* EXERCISE AIM *
Reproduce the listing exactly and skip over any pictures.

--- START OF INFORMATION SUPPLIED ---

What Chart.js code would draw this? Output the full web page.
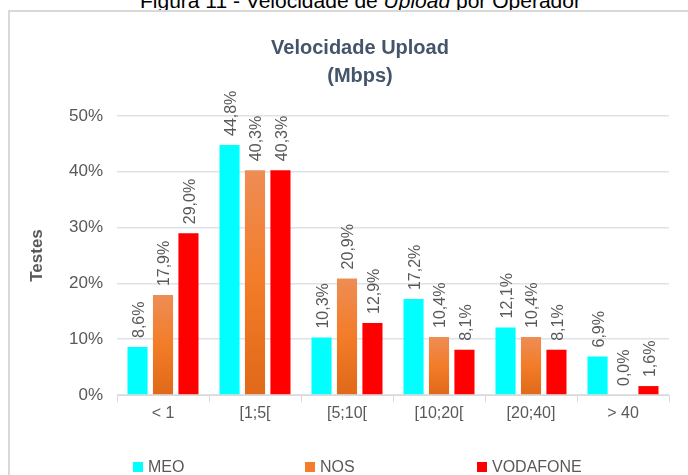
<!DOCTYPE html>
<html>
<head>
<meta charset="utf-8">
<script src="https://cdn.jsdelivr.net/npm/chart.js@4"></script>
<style>
  body { margin: 0; background: #fff; font-family: "Liberation Sans", Arial, sans-serif; }
  #wrap { position: relative; width: 688px; height: 475px; overflow: hidden; }
  #caption { position: absolute; top: -11px; left: 140px; width: 440px; text-align: center; font-size: 21px; color: #000; white-space: nowrap; }
  #frame { position: absolute; left: 8px; top: 10px; width: 700px; height: 500px; border-left: 2px solid #d9d9d9; border-top: 2px solid #d9d9d9; }
  #chart { position: absolute; left: 0; top: 0; }
  #legend { position: absolute; top: 458px; left: 0; width: 688px; font-size: 16px; color: #595959; }
  #legend span.item { position: absolute; white-space: nowrap; }
  #legend span.box { display: inline-block; width: 10px; height: 10px; margin-right: 5px; vertical-align: 0px; }
</style>
</head>
<body>
<div id="wrap">
  <div id="caption">Figura 11 - Velocidade de <i>Upload</i> por Operador</div>
  <div id="frame"></div>
  <canvas id="chart" width="688" height="475"></canvas>
  <div id="legend"></div>
</div>
<script>
const categories = ["< 1", "[1;5[", "[5;10[", "[10;20[", "[20;40]", "> 40"];
const seriesNames = ["MEO", "NOS", "VODAFONE"];
const meo = [8.6, 44.8, 10.3, 17.2, 12.1, 6.9];
const nos = [17.9, 40.3, 20.9, 10.4, 10.4, 0.0];
const vodafone = [29.0, 40.3, 12.9, 8.1, 8.1, 1.6];
const yTicks = [0, 10, 20, 30, 40, 50];

const textGray = "#595959";
const font = "'Liberation Sans', Arial, sans-serif";

function orangeFill(context) {
  const chart = context.chart;
  const y = chart.scales.y;
  if (!y || context.raw === undefined) return "#f47c2a";
  const top = y.getPixelForValue(context.raw);
  const bottom = y.getPixelForValue(0);
  if (!isFinite(top) || bottom - top < 1) return "#f47c2a";
  const g = chart.ctx.createLinearGradient(0, top, 0, bottom);
  g.addColorStop(0, "#ee8d55");
  g.addColorStop(0.5, "#f37c28");
  g.addColorStop(1, "#e0691a");
  return g;
}

// rotated value labels above each bar
const valueLabels = {
  id: "valueLabels",
  afterDatasetsDraw(chart) {
    const ctx = chart.ctx;
    ctx.save();
    ctx.fillStyle = textGray;
    ctx.font = "16px " + font;
    ctx.textAlign = "left";
    ctx.textBaseline = "middle";
    chart.data.datasets.forEach((ds, i) => {
      chart.getDatasetMeta(i).data.forEach((bar, j) => {
        const txt = ds.data[j].toFixed(1).replace(".", ",") + "%";
        ctx.save();
        ctx.translate(bar.x + 2, bar.y - 9);
        ctx.rotate(-Math.PI / 2);
        ctx.fillText(txt, 0, 0);
        ctx.restore();
      });
    });
    ctx.restore();
  }
};

const colors = ["#00ffff", "#f47c2a", "#ff0000"];

new Chart(document.getElementById("chart"), {
  type: "bar",
  data: {
    labels: categories,
    datasets: [
      { label: seriesNames[0], data: meo, backgroundColor: colors[0] },
      { label: seriesNames[1], data: nos, backgroundColor: orangeFill },
      { label: seriesNames[2], data: vodafone, backgroundColor: colors[2] }
    ]
  },
  options: {
    responsive: false,
    animation: false,
    datasets: { bar: { categoryPercentage: 0.83, barPercentage: 0.79 } },
    layout: { padding: { left: 51, right: 19, top: 0, bottom: 0 } },
    plugins: {
      legend: { display: false },
      tooltip: { enabled: false },
      title: {
        display: true,
        text: ["Velocidade Upload", "(Mbps)"],
        color: "#44546a",
        font: { family: font, size: 20, weight: "bold", lineHeight: 1.4 },
        padding: { top: 34, bottom: 26 }
      }
    },
    scales: {
      x: {
        afterFit(scale) { scale.height = 80; },
        grid: { drawOnChartArea: false, drawTicks: true, tickLength: 7, color: "#d9d9d9" },
        border: { display: true, color: "#d9d9d9" },
        ticks: { color: textGray, font: { family: font, size: 16 }, padding: 2 }
      },
      y: {
        min: 0,
        max: 50,
        afterFit(scale) { scale.width = 66; },
        afterBuildTicks(scale) { scale.ticks = yTicks.map(v => ({ value: v })); },
        grid: { color: "#dfe2e7", lineWidth: 1.5, drawTicks: false },
        border: { display: false },
        ticks: { color: textGray, font: { family: font, size: 17 }, padding: 14, callback: v => v + "%" },
        title: {
          display: true,
          text: "Testes",
          color: textGray,
          font: { family: font, size: 17, weight: "bold" },
          padding: { top: -24, bottom: 0 }
        }
      }
    }
  },
  plugins: [valueLabels]
});

const legendLeft = [133, 305, 477];
const legend = document.getElementById("legend");
seriesNames.forEach((name, i) => {
  const item = document.createElement("span");
  item.className = "item";
  item.style.left = legendLeft[i] + "px";
  const box = document.createElement("span");
  box.className = "box";
  box.style.background = colors[i];
  item.appendChild(box);
  item.appendChild(document.createTextNode(name));
  legend.appendChild(item);
});
</script>
</body>
</html>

--- END OF INFORMATION SUPPLIED ---

* SOLUTION FOR THIS PROBLEM *
What Chart.js code would draw this? Output the full web page.
<!DOCTYPE html>
<html>
<head>
<meta charset="utf-8">
<script src="https://cdn.jsdelivr.net/npm/chart.js@4"></script>
<style>
  body { margin: 0; background: #fff; font-family: "Liberation Sans", Arial, sans-serif; }
  #wrap { position: relative; width: 688px; height: 475px; overflow: hidden; }
  #caption { position: absolute; top: -11px; left: 140px; width: 440px; text-align: center; font-size: 21px; color: #000; white-space: nowrap; }
  #frame { position: absolute; left: 8px; top: 10px; width: 700px; height: 500px; border-left: 2px solid #d9d9d9; border-top: 2px solid #d9d9d9; }
  #chart { position: absolute; left: 0; top: 0; }
  #legend { position: absolute; top: 458px; left: 0; width: 688px; font-size: 16px; color: #595959; }
  #legend span.item { position: absolute; white-space: nowrap; }
  #legend span.box { display: inline-block; width: 10px; height: 10px; margin-right: 5px; vertical-align: 0px; }
</style>
</head>
<body>
<div id="wrap">
  <div id="caption">Figura 11 - Velocidade de <i>Upload</i> por Operador</div>
  <div id="frame"></div>
  <canvas id="chart" width="688" height="475"></canvas>
  <div id="legend"></div>
</div>
<script>
const categories = ["< 1", "[1;5[", "[5;10[", "[10;20[", "[20;40]", "> 40"];
const seriesNames = ["MEO", "NOS", "VODAFONE"];
const meo = [8.6, 44.8, 10.3, 17.2, 12.1, 6.9];
const nos = [17.9, 40.3, 20.9, 10.4, 10.4, 0.0];
const vodafone = [29.0, 40.3, 12.9, 8.1, 8.1, 1.6];
const yTicks = [0, 10, 20, 30, 40, 50];

const textGray = "#595959";
const font = "'Liberation Sans', Arial, sans-serif";

function orangeFill(context) {
  const chart = context.chart;
  const y = chart.scales.y;
  if (!y || context.raw === undefined) return "#f47c2a";
  const top = y.getPixelForValue(context.raw);
  const bottom = y.getPixelForValue(0);
  if (!isFinite(top) || bottom - top < 1) return "#f47c2a";
  const g = chart.ctx.createLinearGradient(0, top, 0, bottom);
  g.addColorStop(0, "#ee8d55");
  g.addColorStop(0.5, "#f37c28");
  g.addColorStop(1, "#e0691a");
  return g;
}

// rotated value labels above each bar
const valueLabels = {
  id: "valueLabels",
  afterDatasetsDraw(chart) {
    const ctx = chart.ctx;
    ctx.save();
    ctx.fillStyle = textGray;
    ctx.font = "16px " + font;
    ctx.textAlign = "left";
    ctx.textBaseline = "middle";
    chart.data.datasets.forEach((ds, i) => {
      chart.getDatasetMeta(i).data.forEach((bar, j) => {
        const txt = ds.data[j].toFixed(1).replace(".", ",") + "%";
        ctx.save();
        ctx.translate(bar.x + 2, bar.y - 9);
        ctx.rotate(-Math.PI / 2);
        ctx.fillText(txt, 0, 0);
        ctx.restore();
      });
    });
    ctx.restore();
  }
};

const colors = ["#00ffff", "#f47c2a", "#ff0000"];

new Chart(document.getElementById("chart"), {
  type: "bar",
  data: {
    labels: categories,
    datasets: [
      { label: seriesNames[0], data: meo, backgroundColor: colors[0] },
      { label: seriesNames[1], data: nos, backgroundColor: orangeFill },
      { label: seriesNames[2], data: vodafone, backgroundColor: colors[2] }
    ]
  },
  options: {
    responsive: false,
    animation: false,
    datasets: { bar: { categoryPercentage: 0.83, barPercentage: 0.79 } },
    layout: { padding: { left: 51, right: 19, top: 0, bottom: 0 } },
    plugins: {
      legend: { display: false },
      tooltip: { enabled: false },
      title: {
        display: true,
        text: ["Velocidade Upload", "(Mbps)"],
        color: "#44546a",
        font: { family: font, size: 20, weight: "bold", lineHeight: 1.4 },
        padding: { top: 34, bottom: 26 }
      }
    },
    scales: {
      x: {
        afterFit(scale) { scale.height = 80; },
        grid: { drawOnChartArea: false, drawTicks: true, tickLength: 7, color: "#d9d9d9" },
        border: { display: true, color: "#d9d9d9" },
        ticks: { color: textGray, font: { family: font, size: 16 }, padding: 2 }
      },
      y: {
        min: 0,
        max: 50,
        afterFit(scale) { scale.width = 66; },
        afterBuildTicks(scale) { scale.ticks = yTicks.map(v => ({ value: v })); },
        grid: { color: "#dfe2e7", lineWidth: 1.5, drawTicks: false },
        border: { display: false },
        ticks: { color: textGray, font: { family: font, size: 17 }, padding: 14, callback: v => v + "%" },
        title: {
          display: true,
          text: "Testes",
          color: textGray,
          font: { family: font, size: 17, weight: "bold" },
          padding: { top: -24, bottom: 0 }
        }
      }
    }
  },
  plugins: [valueLabels]
});

const legendLeft = [133, 305, 477];
const legend = document.getElementById("legend");
seriesNames.forEach((name, i) => {
  const item = document.createElement("span");
  item.className = "item";
  item.style.left = legendLeft[i] + "px";
  const box = document.createElement("span");
  box.className = "box";
  box.style.background = colors[i];
  item.appendChild(box);
  item.appendChild(document.createTextNode(name));
  legend.appendChild(item);
});
</script>
</body>
</html>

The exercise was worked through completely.